James and Wade sat together for their postgame press conferences. Bosh was on his own. If Bosh is not meant to be a third fiddle to those two superstars, the rest of the league — and even his own team — apparently hasn’t gotten the memo.
“How they play, how Dwyane and LeBron play, how me and Paul play, it’s just a different dynamic,” said Allen.
Bosh was left out of that discussion, and he may very well be left out of the conversation of “Miami Heat superstars” as the season progresses. It may be an unfair thing to say about a multiple All-Star who was instrumental in an Olympic gold medal for Team USA, but in the end Bosh will defer to both James and Wade. And he might have to be OK with more low-scoring games as the season goes on.

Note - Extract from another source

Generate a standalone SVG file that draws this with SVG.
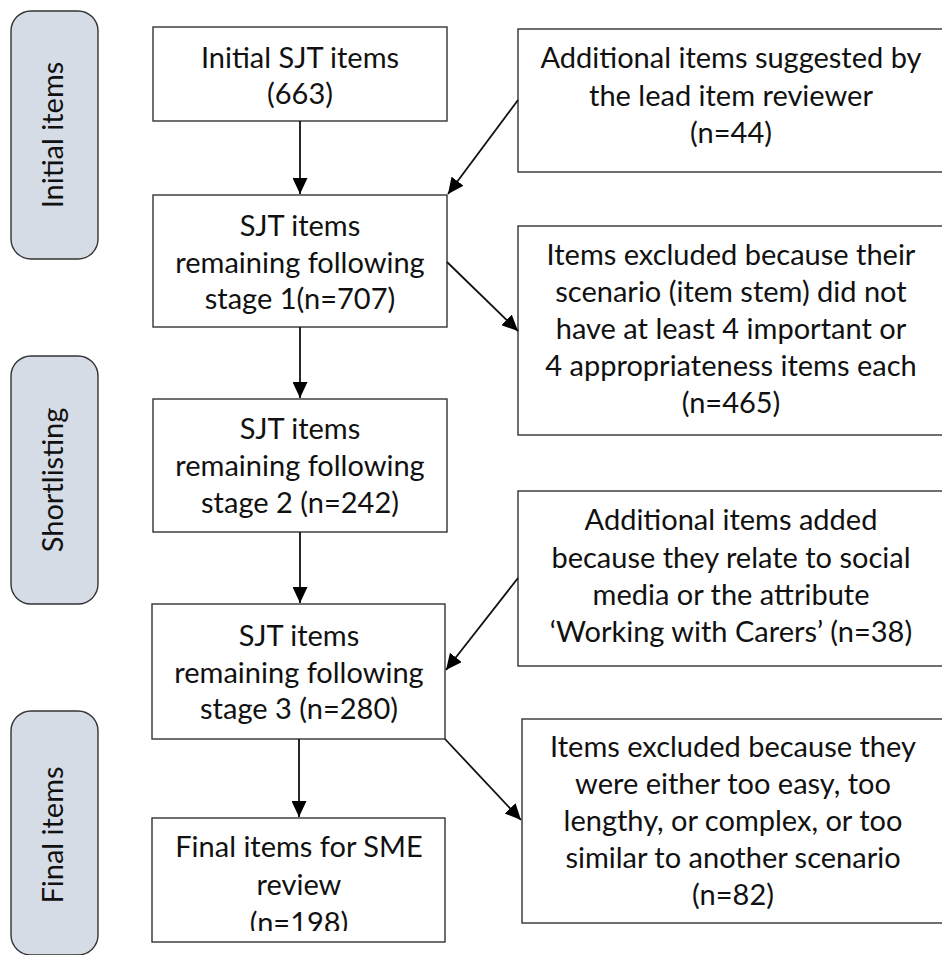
<svg xmlns="http://www.w3.org/2000/svg" width="942" height="955" viewBox="0 0 942 955">
  <style>
    .box { fill: #ffffff; stroke: #333333; stroke-width: 1.4; }
    .phase { fill: #d6dce5; stroke: #333333; stroke-width: 1.4; }
    .label { font-family: Lato, "Open Sans", "Liberation Sans", sans-serif; font-size: 29px; fill: #111111; text-anchor: middle; }
    .phase-label { font-family: Lato, "Open Sans", "Liberation Sans", sans-serif; font-size: 29px; fill: #111111; text-anchor: middle; }
    .conn { stroke: #111111; stroke-width: 1.8; fill: none; marker-end: url(#arrow); }
  </style>
  <defs>
    <marker id="arrow" viewBox="0 0 16 15" refX="16" refY="7.5" markerWidth="16" markerHeight="15" markerUnits="userSpaceOnUse" orient="auto">
      <path d="M0,0 L16,7.5 L0,15 Z" fill="#000000"/>
    </marker>
    <clipPath id="finalClip">
      <rect x="152" y="818" width="293" height="113"/>
    </clipPath>
  </defs>
  <rect width="942" height="955" fill="#ffffff"/>

  <!-- phase labels on the left -->
  <g id="phase-initial">
    <rect class="phase" x="11" y="11" width="87" height="248" rx="20"/>
    <text class="phase-label" transform="translate(63,135) rotate(-90)">Initial items</text>
  </g>
  <g id="phase-shortlisting">
    <rect class="phase" x="11" y="356" width="87" height="248" rx="20"/>
    <text class="phase-label" transform="translate(63,480) rotate(-90)">Shortlisting</text>
  </g>
  <g id="phase-final">
    <rect class="phase" x="11" y="711" width="87" height="244" rx="20"/>
    <text class="phase-label" transform="translate(63,835) rotate(-90)">Final items</text>
  </g>

  <!-- main flow column -->
  <g id="initial-sjt">
    <rect class="box" x="153" y="27" width="294" height="94"/>
    <text class="label" x="300" y="68">Initial SJT items</text>
    <text class="label" x="300" y="104">(663)</text>
  </g>
  <g id="stage1">
    <rect class="box" x="153" y="195" width="294" height="132"/>
    <text class="label" x="300" y="236">SJT items</text>
    <text class="label" x="300" y="273">remaining following</text>
    <text class="label" x="300" y="309">stage 1(n=707)</text>
  </g>
  <g id="stage2">
    <rect class="box" x="153" y="399" width="294" height="133"/>
    <text class="label" x="300" y="439">SJT items</text>
    <text class="label" x="300" y="476">remaining following</text>
    <text class="label" x="300" y="513">stage 2 (n=242)</text>
  </g>
  <g id="stage3">
    <rect class="box" x="152" y="604" width="293" height="135"/>
    <text class="label" x="299" y="646">SJT items</text>
    <text class="label" x="299" y="683">remaining following</text>
    <text class="label" x="299" y="719">stage 3 (n=280)</text>
  </g>
  <g id="final-sme">
    <rect class="box" x="152" y="818" width="293" height="124"/>
    <g clip-path="url(#finalClip)">
      <text class="label" x="299" y="857">Final items for SME</text>
      <text class="label" x="299" y="895">review</text>
      <text class="label" x="299" y="933">(n=198)</text>
    </g>
  </g>

  <!-- side boxes on the right (run past the right edge) -->
  <g id="added-reviewer">
    <rect class="box" x="518" y="29" width="440" height="143"/>
    <text class="label" x="731" y="68">Additional items suggested by</text>
    <text class="label" x="731" y="106">the lead item reviewer</text>
    <text class="label" x="731" y="143">(n=44)</text>
  </g>
  <g id="excluded-stem">
    <rect class="box" x="518" y="226" width="440" height="209"/>
    <text class="label" x="731" y="265">Items excluded because their</text>
    <text class="label" x="731" y="302">scenario (item stem) did not</text>
    <text class="label" x="731" y="339">have at least 4 important or</text>
    <text class="label" x="731" y="376">4 appropriateness items each</text>
    <text class="label" x="731" y="413">(n=465)</text>
  </g>
  <g id="added-social">
    <rect class="box" x="518" y="491" width="440" height="175"/>
    <text class="label" x="731" y="530">Additional items added</text>
    <text class="label" x="731" y="568">because they relate to social</text>
    <text class="label" x="731" y="605">media or the attribute</text>
    <text class="label" x="731" y="642">‘Working with Carers’ (n=38)</text>
  </g>
  <g id="excluded-difficulty">
    <rect class="box" x="522" y="719" width="440" height="204"/>
    <text class="label" x="733" y="757">Items excluded because they</text>
    <text class="label" x="733" y="794">were either too easy, too</text>
    <text class="label" x="733" y="831">lengthy, or complex, or too</text>
    <text class="label" x="733" y="868">similar to another scenario</text>
    <text class="label" x="733" y="905">(n=82)</text>
  </g>

  <!-- connectors -->
  <g id="connectors">
    <line class="conn" x1="300" y1="121" x2="300" y2="194"/>
    <line class="conn" x1="300" y1="327" x2="300" y2="398"/>
    <line class="conn" x1="300" y1="532" x2="300" y2="603"/>
    <line class="conn" x1="299" y1="739" x2="299" y2="817"/>
    <line class="conn" x1="518" y1="100" x2="448" y2="194"/>
    <line class="conn" x1="447" y1="262" x2="518" y2="331"/>
    <line class="conn" x1="518" y1="578" x2="446" y2="670"/>
    <line class="conn" x1="445" y1="739" x2="521" y2="820"/>
  </g>
</svg>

“It doesn’t matter,” Bosh said after the game. “All I care about is the win. At the end of the day, I’ve averaged a lot of points and nobody really cared. So I’m not really caught up in point average because when I was (scoring), it didn’t matter.”
And without a superstar-level Bosh, just who are these Miami Heat? Plenty of teams have two star players. The Celtics potentially have four, though admittedly none at the current level of a James/Wade. Bosh’s development could impact the entire complexion of this NBA season.